There is also a choice between flat in the base of the gutter, and standing up from the gutter sole. In almost all cases the latter is a better choice, as flat leafguards are much easier to block with big flat leaves, carrier bags etc. At least with an upstand leafguard, the water can rise up above the debris, provided the gutter is deep enough. Therefore any leafguard should aim to have a vertical height approximately 50mm below the lowest overflow level of the gutter.

Stepped or flat?

Historically many buildings were fitted with stepped sloping lead gutters, each step being formed from a discrete section of lead, with an upstand/downturn detail at each joint to waterproof it. With the technology available at the time, this was a very good solution, and if correctly designed and maintained, can still offer a very robust method of draining a roof. However, unless the falls are very steep, what you have is a series of very shallow gutters, each discharging into the next, which work fine in normal flow. However, in the event of blockage, overflow will occur much more quickly than with a deeper, continuous, flat soled gutter which may be effectively two to three times deeper, and which contains significant storage volume.

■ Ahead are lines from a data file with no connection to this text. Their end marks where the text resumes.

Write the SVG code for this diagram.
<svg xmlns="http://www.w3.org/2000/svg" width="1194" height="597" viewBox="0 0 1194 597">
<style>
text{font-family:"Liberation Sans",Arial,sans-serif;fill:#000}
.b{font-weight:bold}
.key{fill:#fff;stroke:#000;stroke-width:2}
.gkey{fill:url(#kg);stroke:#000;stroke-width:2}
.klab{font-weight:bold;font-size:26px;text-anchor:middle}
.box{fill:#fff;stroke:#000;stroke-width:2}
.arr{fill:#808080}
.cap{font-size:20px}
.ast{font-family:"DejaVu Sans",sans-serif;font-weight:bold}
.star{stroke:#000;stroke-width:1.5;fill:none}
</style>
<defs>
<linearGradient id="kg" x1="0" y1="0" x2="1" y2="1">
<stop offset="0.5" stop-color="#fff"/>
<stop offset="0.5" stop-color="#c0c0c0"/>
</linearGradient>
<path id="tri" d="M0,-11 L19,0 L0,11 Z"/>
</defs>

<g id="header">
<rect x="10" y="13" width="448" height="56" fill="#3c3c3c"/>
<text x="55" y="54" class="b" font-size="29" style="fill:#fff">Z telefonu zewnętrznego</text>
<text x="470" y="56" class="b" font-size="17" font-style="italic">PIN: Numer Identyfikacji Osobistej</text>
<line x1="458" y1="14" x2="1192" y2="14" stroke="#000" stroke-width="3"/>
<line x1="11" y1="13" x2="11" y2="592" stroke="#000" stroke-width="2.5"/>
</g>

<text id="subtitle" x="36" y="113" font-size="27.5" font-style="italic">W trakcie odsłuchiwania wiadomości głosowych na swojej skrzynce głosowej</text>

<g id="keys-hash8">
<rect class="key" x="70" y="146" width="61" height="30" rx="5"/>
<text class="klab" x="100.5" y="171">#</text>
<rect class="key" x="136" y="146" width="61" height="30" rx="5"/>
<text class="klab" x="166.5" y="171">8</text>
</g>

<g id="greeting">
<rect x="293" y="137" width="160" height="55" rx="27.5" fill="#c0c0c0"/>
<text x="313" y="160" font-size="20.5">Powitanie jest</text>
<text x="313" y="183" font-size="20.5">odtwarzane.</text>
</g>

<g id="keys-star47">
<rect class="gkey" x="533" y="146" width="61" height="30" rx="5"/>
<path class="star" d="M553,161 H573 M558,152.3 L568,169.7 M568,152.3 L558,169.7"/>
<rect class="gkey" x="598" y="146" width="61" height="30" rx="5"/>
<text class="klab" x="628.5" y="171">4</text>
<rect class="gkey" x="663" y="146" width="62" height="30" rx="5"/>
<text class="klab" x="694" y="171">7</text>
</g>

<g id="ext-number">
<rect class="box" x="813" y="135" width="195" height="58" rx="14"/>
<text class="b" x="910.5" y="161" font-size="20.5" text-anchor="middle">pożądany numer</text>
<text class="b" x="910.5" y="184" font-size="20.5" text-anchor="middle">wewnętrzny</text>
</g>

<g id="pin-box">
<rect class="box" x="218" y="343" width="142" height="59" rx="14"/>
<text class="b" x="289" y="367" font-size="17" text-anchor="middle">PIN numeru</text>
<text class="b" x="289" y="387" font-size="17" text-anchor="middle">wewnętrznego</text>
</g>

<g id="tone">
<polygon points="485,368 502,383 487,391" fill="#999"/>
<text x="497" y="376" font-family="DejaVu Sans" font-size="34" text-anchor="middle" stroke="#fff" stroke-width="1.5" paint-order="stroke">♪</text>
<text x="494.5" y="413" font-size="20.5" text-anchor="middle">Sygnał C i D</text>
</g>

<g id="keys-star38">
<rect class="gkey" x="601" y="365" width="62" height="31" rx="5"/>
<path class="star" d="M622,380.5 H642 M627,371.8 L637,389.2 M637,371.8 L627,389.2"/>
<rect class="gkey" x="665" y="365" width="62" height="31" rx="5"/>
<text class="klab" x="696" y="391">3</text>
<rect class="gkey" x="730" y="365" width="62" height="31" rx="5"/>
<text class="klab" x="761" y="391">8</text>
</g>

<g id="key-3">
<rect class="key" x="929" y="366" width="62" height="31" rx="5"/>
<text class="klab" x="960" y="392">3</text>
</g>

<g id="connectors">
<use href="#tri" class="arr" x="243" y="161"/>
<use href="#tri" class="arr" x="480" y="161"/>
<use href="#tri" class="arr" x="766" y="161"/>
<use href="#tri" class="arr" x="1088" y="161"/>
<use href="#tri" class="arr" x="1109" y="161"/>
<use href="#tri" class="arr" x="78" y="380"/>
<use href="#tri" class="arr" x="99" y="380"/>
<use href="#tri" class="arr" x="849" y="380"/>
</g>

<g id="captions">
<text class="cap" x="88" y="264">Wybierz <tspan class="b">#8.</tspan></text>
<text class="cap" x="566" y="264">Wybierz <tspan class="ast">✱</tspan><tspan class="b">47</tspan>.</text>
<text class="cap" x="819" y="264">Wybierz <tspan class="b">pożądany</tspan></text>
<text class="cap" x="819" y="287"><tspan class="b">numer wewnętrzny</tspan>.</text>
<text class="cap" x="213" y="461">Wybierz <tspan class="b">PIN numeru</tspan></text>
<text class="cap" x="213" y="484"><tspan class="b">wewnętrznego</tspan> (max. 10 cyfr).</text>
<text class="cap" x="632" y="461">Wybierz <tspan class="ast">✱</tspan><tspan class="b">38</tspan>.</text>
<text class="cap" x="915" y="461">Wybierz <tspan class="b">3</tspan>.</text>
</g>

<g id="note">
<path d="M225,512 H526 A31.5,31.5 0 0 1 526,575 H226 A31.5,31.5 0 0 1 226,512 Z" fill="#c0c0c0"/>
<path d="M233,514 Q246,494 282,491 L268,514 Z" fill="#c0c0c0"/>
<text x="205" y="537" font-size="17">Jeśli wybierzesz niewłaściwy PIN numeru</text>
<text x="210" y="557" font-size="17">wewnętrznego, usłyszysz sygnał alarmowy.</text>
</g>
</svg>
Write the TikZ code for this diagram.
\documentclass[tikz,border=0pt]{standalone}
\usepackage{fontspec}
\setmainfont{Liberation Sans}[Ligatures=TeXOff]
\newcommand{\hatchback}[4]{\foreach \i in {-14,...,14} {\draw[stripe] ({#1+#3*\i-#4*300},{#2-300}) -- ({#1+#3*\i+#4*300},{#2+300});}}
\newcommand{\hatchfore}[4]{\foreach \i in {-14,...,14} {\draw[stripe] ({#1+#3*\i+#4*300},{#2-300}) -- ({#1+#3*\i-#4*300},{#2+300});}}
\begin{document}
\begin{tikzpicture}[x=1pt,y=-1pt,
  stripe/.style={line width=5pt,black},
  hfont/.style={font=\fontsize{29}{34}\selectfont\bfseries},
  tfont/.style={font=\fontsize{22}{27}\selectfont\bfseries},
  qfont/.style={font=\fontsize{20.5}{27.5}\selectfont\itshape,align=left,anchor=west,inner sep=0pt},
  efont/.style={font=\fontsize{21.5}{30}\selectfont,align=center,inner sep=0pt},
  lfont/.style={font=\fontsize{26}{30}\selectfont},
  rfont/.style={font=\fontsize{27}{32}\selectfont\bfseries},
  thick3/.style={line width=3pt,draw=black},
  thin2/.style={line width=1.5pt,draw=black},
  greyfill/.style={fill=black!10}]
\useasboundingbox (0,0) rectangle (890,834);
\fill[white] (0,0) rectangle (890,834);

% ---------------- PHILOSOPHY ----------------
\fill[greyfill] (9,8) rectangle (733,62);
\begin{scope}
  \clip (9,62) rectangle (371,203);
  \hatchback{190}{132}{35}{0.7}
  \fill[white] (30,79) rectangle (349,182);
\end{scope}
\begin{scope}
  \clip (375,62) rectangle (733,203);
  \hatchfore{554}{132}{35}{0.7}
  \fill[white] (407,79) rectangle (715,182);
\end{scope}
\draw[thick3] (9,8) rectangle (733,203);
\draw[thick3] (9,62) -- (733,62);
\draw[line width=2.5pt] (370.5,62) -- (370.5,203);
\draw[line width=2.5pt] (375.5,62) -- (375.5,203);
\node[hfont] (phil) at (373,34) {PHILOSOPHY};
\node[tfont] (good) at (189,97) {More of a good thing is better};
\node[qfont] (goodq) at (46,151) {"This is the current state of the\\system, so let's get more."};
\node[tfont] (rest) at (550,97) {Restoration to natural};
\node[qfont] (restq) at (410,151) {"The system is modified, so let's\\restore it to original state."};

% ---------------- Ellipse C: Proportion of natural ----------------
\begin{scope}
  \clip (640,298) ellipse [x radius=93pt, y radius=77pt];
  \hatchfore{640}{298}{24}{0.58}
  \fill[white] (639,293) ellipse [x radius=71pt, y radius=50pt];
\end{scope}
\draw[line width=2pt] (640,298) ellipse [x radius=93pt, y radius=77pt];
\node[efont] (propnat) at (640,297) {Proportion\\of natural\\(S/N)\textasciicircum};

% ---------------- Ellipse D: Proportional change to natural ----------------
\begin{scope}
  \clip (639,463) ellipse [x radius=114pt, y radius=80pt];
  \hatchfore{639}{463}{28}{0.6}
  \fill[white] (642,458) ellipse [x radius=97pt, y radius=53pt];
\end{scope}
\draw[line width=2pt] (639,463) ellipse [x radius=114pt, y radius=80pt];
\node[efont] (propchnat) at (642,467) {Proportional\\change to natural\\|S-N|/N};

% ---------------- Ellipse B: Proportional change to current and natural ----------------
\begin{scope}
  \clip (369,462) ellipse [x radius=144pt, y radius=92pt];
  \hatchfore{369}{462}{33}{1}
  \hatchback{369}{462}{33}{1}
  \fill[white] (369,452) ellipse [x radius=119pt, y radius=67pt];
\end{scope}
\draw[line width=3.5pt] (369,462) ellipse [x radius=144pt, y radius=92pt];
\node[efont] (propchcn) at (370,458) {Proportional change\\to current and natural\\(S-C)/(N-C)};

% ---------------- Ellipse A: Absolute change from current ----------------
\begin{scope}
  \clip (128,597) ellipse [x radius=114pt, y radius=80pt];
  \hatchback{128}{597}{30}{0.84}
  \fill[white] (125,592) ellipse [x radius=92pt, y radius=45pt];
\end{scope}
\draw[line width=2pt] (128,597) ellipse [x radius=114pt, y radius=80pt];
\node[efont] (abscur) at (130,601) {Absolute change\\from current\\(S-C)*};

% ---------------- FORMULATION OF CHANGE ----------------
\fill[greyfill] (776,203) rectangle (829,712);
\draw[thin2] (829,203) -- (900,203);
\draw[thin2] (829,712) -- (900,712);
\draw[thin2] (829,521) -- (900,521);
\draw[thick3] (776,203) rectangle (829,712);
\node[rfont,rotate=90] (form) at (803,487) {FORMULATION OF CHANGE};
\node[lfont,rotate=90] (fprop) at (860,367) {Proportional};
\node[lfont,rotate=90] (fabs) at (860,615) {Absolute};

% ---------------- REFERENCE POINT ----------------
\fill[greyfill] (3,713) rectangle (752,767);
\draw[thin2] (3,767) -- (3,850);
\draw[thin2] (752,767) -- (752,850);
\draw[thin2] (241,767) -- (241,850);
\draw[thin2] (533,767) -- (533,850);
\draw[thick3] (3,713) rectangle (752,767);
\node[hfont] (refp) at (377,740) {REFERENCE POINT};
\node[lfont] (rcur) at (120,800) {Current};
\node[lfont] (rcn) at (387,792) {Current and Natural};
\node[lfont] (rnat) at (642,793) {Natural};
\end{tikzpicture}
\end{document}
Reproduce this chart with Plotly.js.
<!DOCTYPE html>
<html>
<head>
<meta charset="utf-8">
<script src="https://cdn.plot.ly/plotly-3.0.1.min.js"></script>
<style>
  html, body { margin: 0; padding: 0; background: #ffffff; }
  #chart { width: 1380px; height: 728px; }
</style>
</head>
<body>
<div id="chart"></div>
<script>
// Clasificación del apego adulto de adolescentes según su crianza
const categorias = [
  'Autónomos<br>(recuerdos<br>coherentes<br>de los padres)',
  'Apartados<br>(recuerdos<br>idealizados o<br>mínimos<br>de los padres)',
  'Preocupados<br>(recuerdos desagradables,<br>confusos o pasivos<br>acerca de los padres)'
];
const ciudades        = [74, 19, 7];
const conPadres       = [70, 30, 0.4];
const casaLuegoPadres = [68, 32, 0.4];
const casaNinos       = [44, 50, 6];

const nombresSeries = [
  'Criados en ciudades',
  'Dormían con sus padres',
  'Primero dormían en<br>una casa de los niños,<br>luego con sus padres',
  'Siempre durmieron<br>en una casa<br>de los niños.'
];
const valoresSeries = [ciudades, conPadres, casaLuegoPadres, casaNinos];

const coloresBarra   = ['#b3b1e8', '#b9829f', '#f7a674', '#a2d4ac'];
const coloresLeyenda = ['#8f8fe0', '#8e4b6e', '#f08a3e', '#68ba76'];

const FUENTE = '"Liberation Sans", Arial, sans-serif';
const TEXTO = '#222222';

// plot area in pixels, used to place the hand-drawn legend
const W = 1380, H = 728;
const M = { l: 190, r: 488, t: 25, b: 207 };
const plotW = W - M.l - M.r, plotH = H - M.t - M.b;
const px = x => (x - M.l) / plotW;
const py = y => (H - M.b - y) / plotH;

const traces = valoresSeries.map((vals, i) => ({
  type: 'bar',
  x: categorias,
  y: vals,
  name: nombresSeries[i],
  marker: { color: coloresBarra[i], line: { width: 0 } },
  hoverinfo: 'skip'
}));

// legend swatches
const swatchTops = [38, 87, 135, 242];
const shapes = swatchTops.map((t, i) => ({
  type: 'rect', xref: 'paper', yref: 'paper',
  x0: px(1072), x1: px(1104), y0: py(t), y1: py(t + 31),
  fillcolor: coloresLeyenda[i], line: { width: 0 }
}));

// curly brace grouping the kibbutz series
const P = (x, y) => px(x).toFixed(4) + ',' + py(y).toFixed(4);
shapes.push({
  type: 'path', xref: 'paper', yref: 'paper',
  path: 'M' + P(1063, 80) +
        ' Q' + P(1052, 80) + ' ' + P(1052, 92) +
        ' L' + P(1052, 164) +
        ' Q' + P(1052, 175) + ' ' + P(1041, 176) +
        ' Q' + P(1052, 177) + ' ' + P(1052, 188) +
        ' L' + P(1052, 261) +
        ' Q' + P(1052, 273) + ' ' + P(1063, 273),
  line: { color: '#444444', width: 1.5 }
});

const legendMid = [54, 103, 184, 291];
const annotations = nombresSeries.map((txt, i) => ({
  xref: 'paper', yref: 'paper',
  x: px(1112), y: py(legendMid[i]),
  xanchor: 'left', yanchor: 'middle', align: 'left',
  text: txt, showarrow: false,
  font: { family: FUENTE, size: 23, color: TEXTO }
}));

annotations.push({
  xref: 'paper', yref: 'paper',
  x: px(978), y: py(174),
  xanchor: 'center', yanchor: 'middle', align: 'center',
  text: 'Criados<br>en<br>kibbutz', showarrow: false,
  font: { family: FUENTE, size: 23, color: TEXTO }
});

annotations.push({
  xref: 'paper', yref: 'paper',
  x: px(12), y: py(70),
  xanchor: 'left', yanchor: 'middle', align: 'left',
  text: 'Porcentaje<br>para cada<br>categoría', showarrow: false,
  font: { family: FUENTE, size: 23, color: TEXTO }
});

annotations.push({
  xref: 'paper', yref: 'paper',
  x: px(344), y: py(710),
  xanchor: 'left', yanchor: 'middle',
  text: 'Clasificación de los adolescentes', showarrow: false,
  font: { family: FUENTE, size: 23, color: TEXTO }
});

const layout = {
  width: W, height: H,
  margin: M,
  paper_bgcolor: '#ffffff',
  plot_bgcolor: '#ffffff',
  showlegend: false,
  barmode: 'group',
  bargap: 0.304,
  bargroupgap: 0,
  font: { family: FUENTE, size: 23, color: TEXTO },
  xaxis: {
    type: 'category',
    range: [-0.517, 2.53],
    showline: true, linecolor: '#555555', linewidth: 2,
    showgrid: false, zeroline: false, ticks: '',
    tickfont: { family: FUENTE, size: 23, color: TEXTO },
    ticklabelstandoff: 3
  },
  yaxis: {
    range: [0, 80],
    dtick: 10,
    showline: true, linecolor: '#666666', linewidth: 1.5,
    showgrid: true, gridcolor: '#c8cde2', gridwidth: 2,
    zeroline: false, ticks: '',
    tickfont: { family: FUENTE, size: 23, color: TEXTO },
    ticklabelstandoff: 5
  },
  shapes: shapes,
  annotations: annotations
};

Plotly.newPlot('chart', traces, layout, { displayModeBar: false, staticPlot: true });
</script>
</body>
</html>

Whenever stepped gutters are refurbished, consideration should be given to whether a flat or shallow slope continuous gutter could be used instead. Welded stainless gutters, lead gutters with proprietary expansion systems, or membrane lined steel gutters, all offer durable options which provide greater overflow protection and ease of maintenance. On some grades of listed building this would obviously not be an option, but it is worth considering when major renovations are planned for buildings with less strict oversight criteria.

Overflows and tell-tales

In an ideal world, large chute outlets discharging into external hoppers are the best solution for church gutters, the chutes are less likely to block, and if there is a pipe blockage water will overflow the hoppers and the building will remain unaffected. But if that is not what you have, is there anything you can do to reduce risk in the event of blockage?

Overflow weirs can be formed in two ways, a simple chute heading through the parapet, or a periscope overflow, which is a raised tube projecting though the gutter sole and discharging via a pipe either at high or low level.

If architecturally neither of these can be accomplished, the simplest form of warning of blockage is a tell-tale overflow, a small diameter tube running horizontally though the parapet, which just shows that there is excessive water depth in the gutter. It won't take the storm rainfall away, but will tell you when the day to day light rain isn’t being drained, which should raise alarm bells. If even that isn't possible, electronic high water level alarms are available, which could be wired up in such a way to give an audible warning, or even send a text message when levels become excessive.

The absolute key is keeping on top of maintenance, which means learning the patterns of your building. Many buildings will need only occasional maintenance, others very frequent attention, much depends on the presence of trees etc. in the area. Beware though, a new fast food outlet in the area and a flock of seagulls can soon turn low maintenance into high maintenance, so always be on the lookout for changes.